To say that Fromm’s insights were unfamiliar would be an understatement. And while I would recommend reading Fromm’s work in its entirety (really, it’s only 130 pages or so), there are a few tidbits so fascinating and thoughtful that they might just pique your interest enough to consider love for the beautiful and transcendent art it very truly is.

We spend so much energy trying to achieve success, money, power, fame, and more, but so little toward something as significant as love. Fromm makes it clear: Real, true love is available to all but will only ever be enjoyed by a precious few. Here’s hoping the few includes you.

Erich Fromm On…

  • Patience: “Patience is necessary if you want to achieve anything.” Anyone who has ever tried to master an art understands that patience is integral. The world around us pushes us so hard in the opposite direction: more gratification with less waiting, faster, faster. It’s so hard to breath in a world where even the movies don’t waste your time with credits (thanks, Netflix), and yet you’re supposed to be patient in learning love? Well, yes. Patience is a crucial component in the study of anything worthwhile, and what could be more worthwhile than love?
  • Objectivity: “…objectivity is the faculty to see people and things as they are [instead of one] formed by one’s desires and fears.” To develop real, true love requires the absence of narcissism and the development of true humility. Humility and objectivity are as indivisible as love is. If you cannot see the difference between your picture of a person and their actual behavior, or the other person’s reality as it exists for them, you are not objective or even truly reasonable. To have acquired the capacity for objectivity and reason is half the road to achieving the art of loving, but it must be practiced in regard to everyone you meet—not just the person you believe to be “that special someone.”
  • Discipline: “The practice of art requires discipline.” Not the word you were expecting when it comes to a discussion of love, but necessary all the same. The practice of any art requires discipline. Whether it’s the piano, painting, or even small appliance repair, you can’t get good at something if you only do it when you are “in the mood.” Hobbies might work that way, but real, sincere love cannot.
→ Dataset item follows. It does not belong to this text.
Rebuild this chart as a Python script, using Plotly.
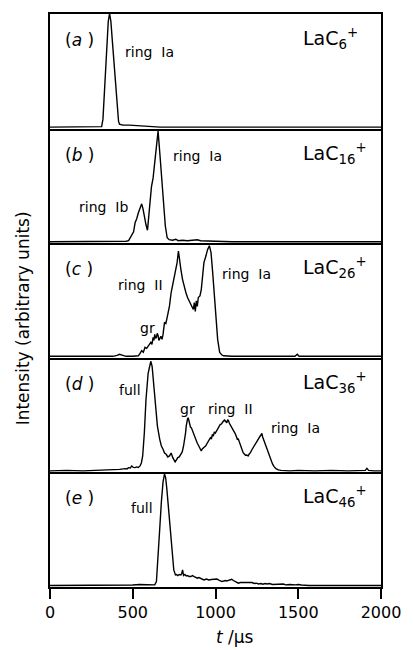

Most of us apply discipline to our work and maybe to our sports, but rarely to the very thing that actually makes the world go round. So make the change and discipline your efforts. Love is not for the lazy.
  • Courage: “To be loved, and to love, need courage.” The ability to take a risk, and the readiness to accept pain or disappointment in pursuit of that which our heart desires most requires courage. Consider the pains of your life and which wounds cut the deepest or left the most lasting scars. Rarely are they physical. The opening of one’s heart to love invites the most profound of pains, which is why personal courage is so important and necessary. No one said real love was easy.
  • Faith: “The practice of the art of loving requires the practice of faith.” Rather than being a specific religious description, faith is instead a character trait pervading the whole personality rather than a particular belief. For example, we require faith in our self—the trust that our identity is strong enough to contain our fears and imperfections so that we don’t become dependent on other people for their approval or disapproval. And only when you have faith in your self can you fully place your faith in another. Faith is a huge part of our ability to make a promise to someone. If you can make a promise and know you can keep it, you have learned faith in the love that you produce. Then, you can take that love and have faith in its ability to produce love in others, which is the essence of being able to have faith in all of humanity.
  • Self-Love: “Selfishness and self-love, far from being identical, are actually opposites.” According to Fromm, loving oneself is quite different from arrogance or conceit. To love oneself means to care about oneself; to take responsibility for getting to know who you are; to care what happens to you. It matters that you spend time appreciating and respecting who you are and who you hope to someday become. Take stock of your personal strengths and weaknesses and acknowledge them truthfully. Remember, it’s impossible to fully love another if you cannot truly love yourself, warts and all.